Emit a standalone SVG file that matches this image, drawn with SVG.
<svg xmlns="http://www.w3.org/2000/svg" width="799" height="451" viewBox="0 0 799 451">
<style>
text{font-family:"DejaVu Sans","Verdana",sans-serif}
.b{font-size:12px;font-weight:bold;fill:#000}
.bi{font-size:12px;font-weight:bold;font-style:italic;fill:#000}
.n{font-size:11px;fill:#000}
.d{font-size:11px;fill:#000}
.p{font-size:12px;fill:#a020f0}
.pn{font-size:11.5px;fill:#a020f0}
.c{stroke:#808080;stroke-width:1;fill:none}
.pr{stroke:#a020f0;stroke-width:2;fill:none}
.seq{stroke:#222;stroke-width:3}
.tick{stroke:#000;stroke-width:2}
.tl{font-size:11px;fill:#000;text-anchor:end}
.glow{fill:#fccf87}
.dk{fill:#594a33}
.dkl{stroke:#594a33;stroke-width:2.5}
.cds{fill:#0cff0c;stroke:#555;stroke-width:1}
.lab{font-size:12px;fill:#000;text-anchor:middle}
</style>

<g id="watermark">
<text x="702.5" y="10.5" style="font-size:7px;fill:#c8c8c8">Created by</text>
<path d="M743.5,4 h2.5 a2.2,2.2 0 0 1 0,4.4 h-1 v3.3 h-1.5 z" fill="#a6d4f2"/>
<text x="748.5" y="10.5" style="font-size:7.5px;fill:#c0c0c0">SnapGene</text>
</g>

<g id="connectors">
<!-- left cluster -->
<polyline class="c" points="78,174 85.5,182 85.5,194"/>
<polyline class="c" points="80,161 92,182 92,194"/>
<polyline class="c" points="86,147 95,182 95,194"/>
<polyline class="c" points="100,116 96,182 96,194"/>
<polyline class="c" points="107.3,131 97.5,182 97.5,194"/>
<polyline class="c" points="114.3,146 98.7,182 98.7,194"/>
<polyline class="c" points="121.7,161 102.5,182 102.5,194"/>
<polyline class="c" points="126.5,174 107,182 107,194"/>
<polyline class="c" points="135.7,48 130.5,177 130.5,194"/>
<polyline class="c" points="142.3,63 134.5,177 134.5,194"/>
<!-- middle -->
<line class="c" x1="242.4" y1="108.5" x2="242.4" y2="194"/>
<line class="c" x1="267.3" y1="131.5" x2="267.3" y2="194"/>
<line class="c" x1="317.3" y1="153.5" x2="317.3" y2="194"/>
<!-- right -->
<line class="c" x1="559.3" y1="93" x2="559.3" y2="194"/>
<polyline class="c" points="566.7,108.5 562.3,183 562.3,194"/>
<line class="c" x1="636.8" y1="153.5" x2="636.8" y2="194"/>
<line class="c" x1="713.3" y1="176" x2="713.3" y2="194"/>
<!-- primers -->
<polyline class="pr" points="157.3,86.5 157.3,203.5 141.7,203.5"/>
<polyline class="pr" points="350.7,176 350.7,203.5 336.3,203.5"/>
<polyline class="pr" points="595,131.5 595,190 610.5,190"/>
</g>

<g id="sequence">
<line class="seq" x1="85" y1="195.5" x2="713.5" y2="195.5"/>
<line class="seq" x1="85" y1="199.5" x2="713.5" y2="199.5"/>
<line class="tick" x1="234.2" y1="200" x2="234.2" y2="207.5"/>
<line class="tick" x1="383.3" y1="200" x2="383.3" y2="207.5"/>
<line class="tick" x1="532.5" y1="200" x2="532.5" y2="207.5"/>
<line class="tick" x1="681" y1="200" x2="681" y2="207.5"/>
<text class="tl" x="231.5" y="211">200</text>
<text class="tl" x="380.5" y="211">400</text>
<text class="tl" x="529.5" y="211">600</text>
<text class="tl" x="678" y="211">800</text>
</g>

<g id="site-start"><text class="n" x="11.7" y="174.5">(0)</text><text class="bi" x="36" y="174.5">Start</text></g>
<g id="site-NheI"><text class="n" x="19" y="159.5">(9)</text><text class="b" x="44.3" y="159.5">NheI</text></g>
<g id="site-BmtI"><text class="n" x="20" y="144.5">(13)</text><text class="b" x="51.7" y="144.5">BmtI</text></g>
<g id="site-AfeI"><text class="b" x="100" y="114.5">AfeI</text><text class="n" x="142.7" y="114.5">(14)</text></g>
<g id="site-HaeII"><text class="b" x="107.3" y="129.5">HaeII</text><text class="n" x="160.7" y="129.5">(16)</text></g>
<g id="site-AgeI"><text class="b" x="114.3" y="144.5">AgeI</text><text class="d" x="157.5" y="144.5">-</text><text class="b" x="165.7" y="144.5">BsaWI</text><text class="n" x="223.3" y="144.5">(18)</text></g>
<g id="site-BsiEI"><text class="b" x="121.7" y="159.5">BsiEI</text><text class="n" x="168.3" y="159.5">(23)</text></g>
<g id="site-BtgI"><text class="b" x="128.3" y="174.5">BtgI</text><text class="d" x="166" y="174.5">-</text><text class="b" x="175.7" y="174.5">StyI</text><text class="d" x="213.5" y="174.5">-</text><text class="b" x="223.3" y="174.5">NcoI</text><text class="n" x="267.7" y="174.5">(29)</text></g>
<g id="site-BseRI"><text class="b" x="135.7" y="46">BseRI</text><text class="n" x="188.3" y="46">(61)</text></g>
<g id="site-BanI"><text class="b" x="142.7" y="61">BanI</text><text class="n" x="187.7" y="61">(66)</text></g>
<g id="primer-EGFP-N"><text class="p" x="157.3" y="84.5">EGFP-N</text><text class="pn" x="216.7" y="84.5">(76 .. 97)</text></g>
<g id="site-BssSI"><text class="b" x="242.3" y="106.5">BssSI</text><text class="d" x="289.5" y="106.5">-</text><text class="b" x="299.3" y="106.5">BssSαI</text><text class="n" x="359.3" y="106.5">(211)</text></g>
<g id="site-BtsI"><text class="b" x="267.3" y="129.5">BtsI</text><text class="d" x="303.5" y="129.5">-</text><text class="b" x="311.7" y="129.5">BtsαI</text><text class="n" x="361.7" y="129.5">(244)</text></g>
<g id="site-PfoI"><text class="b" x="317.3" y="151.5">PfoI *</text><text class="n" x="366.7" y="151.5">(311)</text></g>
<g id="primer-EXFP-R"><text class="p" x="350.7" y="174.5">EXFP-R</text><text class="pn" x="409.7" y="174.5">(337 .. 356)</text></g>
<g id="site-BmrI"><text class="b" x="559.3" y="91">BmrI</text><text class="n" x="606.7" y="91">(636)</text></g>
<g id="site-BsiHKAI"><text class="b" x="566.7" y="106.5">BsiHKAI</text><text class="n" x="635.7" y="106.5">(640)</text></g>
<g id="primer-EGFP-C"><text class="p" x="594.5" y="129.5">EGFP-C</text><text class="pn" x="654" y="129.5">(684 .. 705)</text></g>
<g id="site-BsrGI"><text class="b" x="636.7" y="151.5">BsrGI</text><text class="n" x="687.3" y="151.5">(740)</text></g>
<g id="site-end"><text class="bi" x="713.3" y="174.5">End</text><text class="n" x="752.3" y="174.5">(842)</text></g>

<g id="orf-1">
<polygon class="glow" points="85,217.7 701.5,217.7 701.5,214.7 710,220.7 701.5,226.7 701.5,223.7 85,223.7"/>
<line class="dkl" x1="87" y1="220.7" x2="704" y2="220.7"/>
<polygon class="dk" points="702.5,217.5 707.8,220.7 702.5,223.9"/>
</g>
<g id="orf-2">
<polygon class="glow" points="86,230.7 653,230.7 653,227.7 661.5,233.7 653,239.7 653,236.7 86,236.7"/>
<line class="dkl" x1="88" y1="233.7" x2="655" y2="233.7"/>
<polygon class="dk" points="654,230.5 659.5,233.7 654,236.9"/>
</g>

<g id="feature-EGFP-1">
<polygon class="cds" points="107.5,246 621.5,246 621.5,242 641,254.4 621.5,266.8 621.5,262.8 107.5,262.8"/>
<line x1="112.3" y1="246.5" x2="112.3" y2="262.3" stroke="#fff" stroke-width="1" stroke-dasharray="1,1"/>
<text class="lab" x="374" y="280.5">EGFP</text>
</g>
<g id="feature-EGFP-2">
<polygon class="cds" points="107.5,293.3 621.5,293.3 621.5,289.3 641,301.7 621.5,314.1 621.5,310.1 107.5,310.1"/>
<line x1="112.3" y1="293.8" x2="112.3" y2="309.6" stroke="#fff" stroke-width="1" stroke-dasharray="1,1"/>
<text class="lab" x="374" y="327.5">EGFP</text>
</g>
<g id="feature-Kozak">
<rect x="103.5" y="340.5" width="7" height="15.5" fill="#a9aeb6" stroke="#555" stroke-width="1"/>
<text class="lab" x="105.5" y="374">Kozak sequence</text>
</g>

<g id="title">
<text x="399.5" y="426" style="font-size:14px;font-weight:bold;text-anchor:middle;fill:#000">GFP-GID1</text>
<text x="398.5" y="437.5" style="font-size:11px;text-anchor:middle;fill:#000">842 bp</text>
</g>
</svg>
==============================
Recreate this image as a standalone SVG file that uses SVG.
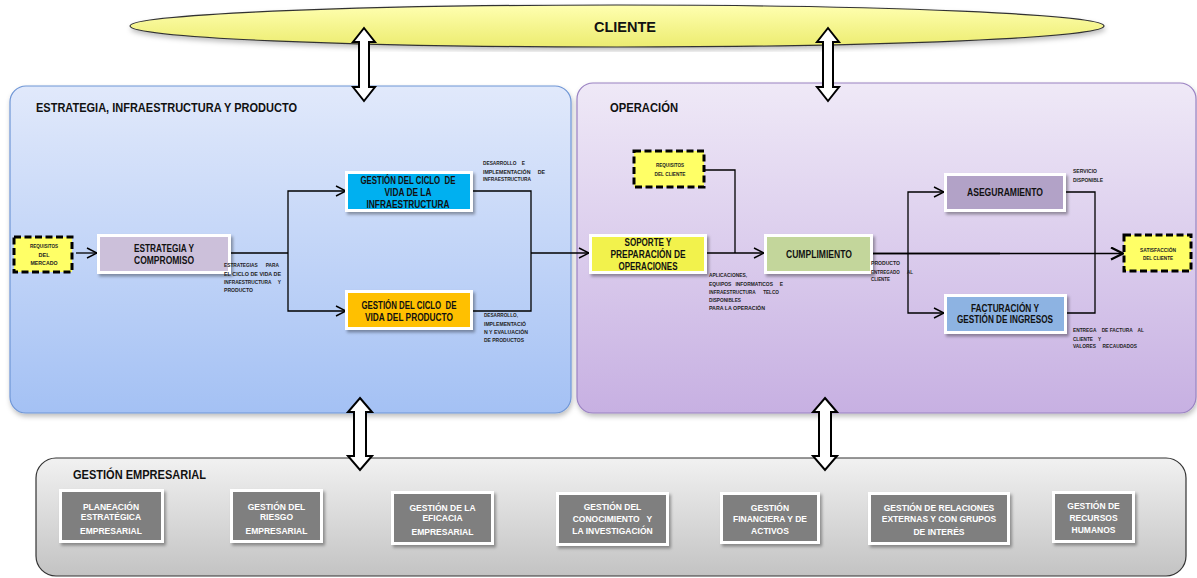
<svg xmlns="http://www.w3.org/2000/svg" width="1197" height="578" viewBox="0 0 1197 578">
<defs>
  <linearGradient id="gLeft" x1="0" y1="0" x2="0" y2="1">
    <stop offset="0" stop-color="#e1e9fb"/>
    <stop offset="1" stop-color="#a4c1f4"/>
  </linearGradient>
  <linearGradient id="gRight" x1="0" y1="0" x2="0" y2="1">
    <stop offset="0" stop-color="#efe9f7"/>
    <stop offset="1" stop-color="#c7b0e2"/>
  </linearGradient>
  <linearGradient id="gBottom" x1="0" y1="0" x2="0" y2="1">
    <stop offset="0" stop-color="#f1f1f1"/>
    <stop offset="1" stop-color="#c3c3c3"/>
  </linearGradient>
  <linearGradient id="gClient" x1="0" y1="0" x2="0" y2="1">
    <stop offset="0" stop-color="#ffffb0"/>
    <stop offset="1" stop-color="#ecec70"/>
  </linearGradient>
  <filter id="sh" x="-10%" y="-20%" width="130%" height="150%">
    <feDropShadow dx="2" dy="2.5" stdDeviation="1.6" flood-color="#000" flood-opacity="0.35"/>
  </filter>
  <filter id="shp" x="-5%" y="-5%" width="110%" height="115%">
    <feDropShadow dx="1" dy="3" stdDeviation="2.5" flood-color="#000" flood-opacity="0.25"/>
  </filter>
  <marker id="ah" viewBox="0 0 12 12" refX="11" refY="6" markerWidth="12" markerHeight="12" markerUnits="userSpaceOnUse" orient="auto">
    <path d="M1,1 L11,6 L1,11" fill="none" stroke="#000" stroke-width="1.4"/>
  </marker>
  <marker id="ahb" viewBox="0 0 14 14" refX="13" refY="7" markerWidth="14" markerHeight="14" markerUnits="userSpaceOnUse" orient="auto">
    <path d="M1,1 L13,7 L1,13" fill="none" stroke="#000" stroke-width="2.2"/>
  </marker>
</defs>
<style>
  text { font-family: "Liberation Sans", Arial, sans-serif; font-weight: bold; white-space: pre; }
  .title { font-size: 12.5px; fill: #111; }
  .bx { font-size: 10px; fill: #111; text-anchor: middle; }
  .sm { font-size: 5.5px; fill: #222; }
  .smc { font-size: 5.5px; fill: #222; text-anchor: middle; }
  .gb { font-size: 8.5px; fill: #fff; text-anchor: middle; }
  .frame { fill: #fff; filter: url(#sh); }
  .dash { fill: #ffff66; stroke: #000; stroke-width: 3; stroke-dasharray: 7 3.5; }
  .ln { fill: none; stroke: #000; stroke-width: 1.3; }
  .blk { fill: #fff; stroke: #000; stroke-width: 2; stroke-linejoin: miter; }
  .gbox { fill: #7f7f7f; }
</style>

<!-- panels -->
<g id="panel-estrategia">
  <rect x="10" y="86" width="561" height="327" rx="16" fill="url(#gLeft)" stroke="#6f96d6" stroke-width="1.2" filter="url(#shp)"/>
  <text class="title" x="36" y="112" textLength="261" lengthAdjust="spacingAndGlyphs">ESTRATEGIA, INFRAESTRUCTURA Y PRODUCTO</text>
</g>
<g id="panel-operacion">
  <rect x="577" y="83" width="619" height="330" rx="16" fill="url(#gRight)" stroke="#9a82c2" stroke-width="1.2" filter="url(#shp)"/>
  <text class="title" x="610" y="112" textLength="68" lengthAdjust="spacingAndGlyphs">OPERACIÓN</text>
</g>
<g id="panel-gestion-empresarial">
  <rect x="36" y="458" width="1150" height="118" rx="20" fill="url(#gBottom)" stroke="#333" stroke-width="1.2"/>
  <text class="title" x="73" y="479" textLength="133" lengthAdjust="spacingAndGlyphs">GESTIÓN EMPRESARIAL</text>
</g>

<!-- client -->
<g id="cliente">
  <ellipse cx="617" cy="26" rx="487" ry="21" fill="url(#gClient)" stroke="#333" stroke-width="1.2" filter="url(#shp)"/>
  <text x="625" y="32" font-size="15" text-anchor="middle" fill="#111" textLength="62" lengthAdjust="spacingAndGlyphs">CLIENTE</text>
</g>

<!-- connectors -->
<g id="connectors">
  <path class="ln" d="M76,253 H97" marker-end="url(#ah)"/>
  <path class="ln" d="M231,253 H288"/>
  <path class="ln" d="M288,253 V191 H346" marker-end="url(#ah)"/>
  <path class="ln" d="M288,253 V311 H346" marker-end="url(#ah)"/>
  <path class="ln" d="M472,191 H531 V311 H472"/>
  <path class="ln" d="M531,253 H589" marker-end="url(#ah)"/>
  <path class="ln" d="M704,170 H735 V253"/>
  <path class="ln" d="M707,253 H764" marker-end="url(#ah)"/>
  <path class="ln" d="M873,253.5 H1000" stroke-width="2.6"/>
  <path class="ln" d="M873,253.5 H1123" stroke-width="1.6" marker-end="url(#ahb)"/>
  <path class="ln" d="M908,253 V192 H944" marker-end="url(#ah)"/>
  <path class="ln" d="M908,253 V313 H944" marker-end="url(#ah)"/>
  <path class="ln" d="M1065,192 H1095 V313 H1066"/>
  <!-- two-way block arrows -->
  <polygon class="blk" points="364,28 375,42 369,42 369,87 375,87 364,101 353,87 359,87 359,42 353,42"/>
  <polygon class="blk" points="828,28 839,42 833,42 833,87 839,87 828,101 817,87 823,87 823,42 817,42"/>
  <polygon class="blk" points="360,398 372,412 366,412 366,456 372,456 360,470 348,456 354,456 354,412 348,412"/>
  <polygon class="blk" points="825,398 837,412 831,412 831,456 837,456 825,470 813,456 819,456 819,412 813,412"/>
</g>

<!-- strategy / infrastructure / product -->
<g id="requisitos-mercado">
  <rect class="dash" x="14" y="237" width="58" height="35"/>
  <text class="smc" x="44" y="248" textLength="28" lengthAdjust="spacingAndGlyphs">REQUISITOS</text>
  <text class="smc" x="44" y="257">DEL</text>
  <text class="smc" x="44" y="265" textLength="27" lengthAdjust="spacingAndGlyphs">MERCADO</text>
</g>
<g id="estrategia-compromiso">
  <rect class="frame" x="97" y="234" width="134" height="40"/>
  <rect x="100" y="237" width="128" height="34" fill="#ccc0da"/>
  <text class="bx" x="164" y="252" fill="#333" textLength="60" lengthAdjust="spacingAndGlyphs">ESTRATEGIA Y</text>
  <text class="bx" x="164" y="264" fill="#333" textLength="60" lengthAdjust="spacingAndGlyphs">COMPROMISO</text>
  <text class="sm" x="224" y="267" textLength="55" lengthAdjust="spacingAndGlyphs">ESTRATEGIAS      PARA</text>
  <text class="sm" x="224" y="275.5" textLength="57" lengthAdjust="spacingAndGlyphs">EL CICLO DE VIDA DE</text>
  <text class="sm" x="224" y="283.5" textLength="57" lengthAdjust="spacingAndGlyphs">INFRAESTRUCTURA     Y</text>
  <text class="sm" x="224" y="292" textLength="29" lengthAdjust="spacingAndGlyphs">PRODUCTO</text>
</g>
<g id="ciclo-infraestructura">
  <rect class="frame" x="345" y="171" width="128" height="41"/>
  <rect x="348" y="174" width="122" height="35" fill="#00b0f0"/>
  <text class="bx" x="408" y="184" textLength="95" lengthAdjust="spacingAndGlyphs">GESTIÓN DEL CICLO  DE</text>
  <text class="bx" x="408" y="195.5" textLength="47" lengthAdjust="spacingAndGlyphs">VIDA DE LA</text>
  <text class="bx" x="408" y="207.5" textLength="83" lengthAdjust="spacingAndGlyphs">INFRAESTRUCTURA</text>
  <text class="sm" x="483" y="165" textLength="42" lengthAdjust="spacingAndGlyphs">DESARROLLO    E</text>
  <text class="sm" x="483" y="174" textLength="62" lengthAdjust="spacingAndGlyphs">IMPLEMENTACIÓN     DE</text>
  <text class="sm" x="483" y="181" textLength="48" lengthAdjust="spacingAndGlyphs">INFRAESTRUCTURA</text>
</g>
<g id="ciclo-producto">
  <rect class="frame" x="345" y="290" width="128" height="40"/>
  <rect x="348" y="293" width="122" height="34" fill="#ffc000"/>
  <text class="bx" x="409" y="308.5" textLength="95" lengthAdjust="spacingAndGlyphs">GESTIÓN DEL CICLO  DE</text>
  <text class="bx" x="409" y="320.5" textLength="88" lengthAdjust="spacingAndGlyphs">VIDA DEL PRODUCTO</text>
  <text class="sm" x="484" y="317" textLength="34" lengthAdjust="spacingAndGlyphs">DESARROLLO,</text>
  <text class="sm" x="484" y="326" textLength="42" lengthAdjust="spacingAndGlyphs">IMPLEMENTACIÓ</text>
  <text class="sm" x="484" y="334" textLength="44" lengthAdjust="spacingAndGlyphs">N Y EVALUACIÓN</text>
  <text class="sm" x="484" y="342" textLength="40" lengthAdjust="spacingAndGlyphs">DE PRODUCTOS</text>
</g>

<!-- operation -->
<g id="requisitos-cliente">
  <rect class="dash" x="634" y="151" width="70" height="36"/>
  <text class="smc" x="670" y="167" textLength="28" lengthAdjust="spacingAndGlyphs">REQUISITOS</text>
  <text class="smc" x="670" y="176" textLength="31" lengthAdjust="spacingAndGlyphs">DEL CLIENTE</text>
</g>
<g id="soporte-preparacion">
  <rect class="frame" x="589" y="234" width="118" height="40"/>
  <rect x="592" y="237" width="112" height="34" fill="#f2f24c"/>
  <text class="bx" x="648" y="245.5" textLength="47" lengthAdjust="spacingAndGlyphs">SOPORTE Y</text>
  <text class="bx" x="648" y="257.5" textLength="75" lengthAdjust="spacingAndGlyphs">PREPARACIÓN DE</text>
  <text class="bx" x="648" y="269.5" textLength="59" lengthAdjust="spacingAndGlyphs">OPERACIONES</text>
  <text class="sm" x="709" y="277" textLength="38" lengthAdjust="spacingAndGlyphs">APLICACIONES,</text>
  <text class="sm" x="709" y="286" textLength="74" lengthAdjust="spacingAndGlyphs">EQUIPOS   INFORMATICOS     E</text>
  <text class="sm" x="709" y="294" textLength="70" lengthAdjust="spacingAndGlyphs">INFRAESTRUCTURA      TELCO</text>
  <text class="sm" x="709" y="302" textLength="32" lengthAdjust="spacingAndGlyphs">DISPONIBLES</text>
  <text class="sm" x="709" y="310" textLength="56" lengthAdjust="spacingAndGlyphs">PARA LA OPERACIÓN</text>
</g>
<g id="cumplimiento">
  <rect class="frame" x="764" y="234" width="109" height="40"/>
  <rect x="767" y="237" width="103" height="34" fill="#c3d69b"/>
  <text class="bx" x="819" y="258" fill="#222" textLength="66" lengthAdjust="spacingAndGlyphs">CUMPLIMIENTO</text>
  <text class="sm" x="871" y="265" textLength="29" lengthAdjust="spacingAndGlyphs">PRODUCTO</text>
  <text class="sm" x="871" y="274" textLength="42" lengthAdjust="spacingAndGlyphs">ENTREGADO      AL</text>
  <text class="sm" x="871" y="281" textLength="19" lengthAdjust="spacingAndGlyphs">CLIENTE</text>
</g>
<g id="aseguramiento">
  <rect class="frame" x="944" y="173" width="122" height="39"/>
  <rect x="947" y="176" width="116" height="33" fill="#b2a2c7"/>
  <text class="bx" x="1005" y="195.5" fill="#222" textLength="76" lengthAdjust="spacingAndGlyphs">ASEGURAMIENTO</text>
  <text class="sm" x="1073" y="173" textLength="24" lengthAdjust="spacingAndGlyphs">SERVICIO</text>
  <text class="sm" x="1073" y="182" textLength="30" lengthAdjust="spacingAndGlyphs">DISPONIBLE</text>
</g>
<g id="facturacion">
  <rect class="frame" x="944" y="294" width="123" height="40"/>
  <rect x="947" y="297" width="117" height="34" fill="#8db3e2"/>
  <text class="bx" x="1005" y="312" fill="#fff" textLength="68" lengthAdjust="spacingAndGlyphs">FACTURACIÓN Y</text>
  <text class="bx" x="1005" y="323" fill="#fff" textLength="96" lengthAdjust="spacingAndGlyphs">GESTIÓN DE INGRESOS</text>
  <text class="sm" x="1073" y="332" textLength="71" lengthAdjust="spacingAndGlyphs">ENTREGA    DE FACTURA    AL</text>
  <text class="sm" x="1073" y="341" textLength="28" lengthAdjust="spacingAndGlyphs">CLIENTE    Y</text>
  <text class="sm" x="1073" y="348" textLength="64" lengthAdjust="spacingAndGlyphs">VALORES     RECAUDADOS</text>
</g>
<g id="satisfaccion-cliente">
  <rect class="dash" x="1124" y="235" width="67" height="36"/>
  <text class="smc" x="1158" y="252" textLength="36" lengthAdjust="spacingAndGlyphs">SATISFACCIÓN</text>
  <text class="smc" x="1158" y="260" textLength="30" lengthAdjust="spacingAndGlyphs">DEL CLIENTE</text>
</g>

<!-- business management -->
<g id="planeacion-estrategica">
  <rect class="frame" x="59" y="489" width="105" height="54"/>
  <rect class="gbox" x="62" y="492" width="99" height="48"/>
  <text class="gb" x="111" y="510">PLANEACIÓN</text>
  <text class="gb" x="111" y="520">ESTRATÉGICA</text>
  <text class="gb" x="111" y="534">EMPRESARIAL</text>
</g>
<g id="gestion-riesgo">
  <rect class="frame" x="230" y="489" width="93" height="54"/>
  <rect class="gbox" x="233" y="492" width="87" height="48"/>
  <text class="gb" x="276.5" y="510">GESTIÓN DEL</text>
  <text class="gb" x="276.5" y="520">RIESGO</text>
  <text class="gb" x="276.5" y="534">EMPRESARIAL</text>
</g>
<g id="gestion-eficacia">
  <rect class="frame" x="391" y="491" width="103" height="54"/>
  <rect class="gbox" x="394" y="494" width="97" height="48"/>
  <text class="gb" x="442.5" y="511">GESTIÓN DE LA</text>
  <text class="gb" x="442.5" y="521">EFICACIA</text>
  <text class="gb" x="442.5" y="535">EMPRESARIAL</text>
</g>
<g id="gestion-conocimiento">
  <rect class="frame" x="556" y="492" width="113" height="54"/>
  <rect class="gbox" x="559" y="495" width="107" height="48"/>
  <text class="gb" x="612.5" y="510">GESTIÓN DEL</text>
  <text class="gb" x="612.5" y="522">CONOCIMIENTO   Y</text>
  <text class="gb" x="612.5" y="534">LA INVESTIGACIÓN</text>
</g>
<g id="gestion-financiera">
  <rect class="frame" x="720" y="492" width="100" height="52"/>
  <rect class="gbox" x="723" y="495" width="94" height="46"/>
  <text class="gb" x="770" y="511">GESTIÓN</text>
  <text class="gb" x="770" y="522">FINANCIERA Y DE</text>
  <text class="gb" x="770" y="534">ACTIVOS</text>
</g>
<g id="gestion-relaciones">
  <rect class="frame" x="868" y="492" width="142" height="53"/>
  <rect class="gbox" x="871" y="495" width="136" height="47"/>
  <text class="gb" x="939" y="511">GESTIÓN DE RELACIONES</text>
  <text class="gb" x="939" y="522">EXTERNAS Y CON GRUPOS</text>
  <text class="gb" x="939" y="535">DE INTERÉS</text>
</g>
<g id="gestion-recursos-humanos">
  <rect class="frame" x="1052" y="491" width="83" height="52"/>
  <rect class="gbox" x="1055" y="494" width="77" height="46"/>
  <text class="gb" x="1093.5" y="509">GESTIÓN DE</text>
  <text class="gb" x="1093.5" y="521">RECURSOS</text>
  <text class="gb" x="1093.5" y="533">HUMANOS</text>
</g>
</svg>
==============================
GIVEN REQUEST: Pick out each line above that includes "file" and show it.

FINISHED TASK:
Emit a standalone SVG file that matches this image, drawn with SVG.
Recreate this image as a standalone SVG file that uses SVG.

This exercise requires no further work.